Por: AGENCIA / SHD
Puede que los humanos no nazcamos precisamente con un pan bajo el brazo, pero sí dotados de un sistema inmunitario que es todo un portento defendiéndonos de los agentes patógenos que continuamente nos rondan. “Cuando uno nos ataca, primero actúa el sistema inmune innato, compuesto principalmente por macrófagos, que dan la voz de alarma, pero de un modo inespecífico, es decir, sin tener en cuenta el tipo de agresor”, indica en una entrevista a MUY la inmunóloga Matilde Cañelles, del Instituto de Parasitología y Biomedicina López-Neyra, en Granada.
Mientras llegan los refuerzos, los macrófagos no se lo piensan dos veces y se enfrentan a los invasores. Literalmente, se los comen. No en vano, se trata de células fagocitarias que se dedican a digerir microorganismos. Puede que sean un poco toscos, pero resultan muy eficaces como primera línea de defensa y proporcionan información clave sobre el enemigo a las células del sistema inmune adquirido o adaptativo.
El cabecilla, por así decirlo, es el denominado linfocito t colaborador, un tipo celular que actúa como coordinador del resto del citado ejército. A fin de cuentas, es el que dispone de los receptores de antígeno altamente específicos –los antígenos son sustancias que inducen una respuesta inmunitaria en el organismo, lo que provoca la formación de anticuerpos–, capaces de reconocer y diferenciar miles de millones de moléculas diferentes.

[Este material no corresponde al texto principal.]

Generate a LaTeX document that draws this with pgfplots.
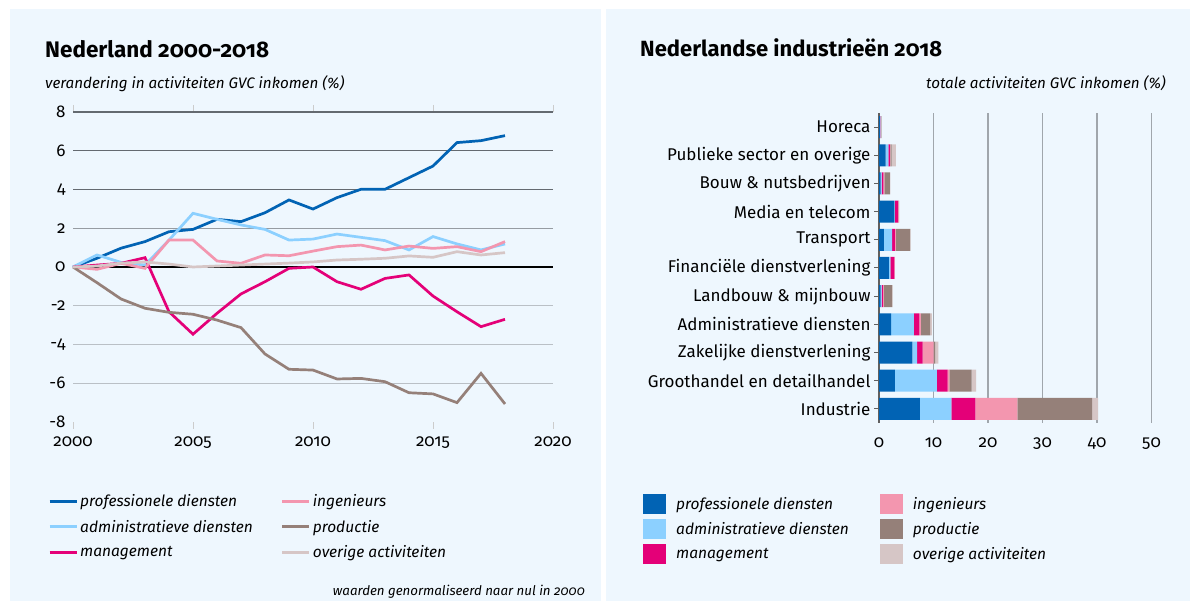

Todo esto sería perfecto si no fuera porque la primera vez que nos enfrentamos a un germen, el sistema inmune puede tardar más de la cuenta en coger le el puntillo. Eso implica que no siempre le da tiempo a conocer lo suficiente al enemigo para salir victorioso. De hecho, las consecuencias pueden ser fatales cuando el microorganismo al que nos enfrentamos está decidido a acabar con nosotros, como ocurre con los virus de la viruela, la rabia y la poliomielitis. Ahí es donde entran en juego los científicos.
Lo que resulta indiscutible es que las vacunas son una de las armas más poderosas que existen para combatir las enfermedades. Salvan como mínimo tres millones de vidas al año, una cifra que se podría duplicar si la cobertura vacunal infantil en los países en vías de desarrollo fuera completa. Es más, gracias a la vacunación evitamos que enfermen muchos millones de personas más. Y eso a pesar de que aún quedan muchas enfermedades para las que aún no se ha encontrado una.
Los avances en bioinformática, ingeniería y edición genética auguran un futuro prometedor en este campo. Así, entre otras muchas cosas, las actuales vacunas inyectables empezarán a verse desplazadas por otras equipadas con microagujas que se colocarán como tiritas, aerosoles nasales y otros formatos indoloros, seguros y fáciles de administrar. De ese modo, no será preciso que las aplique personal sanitario especializado y su uso se extenderá.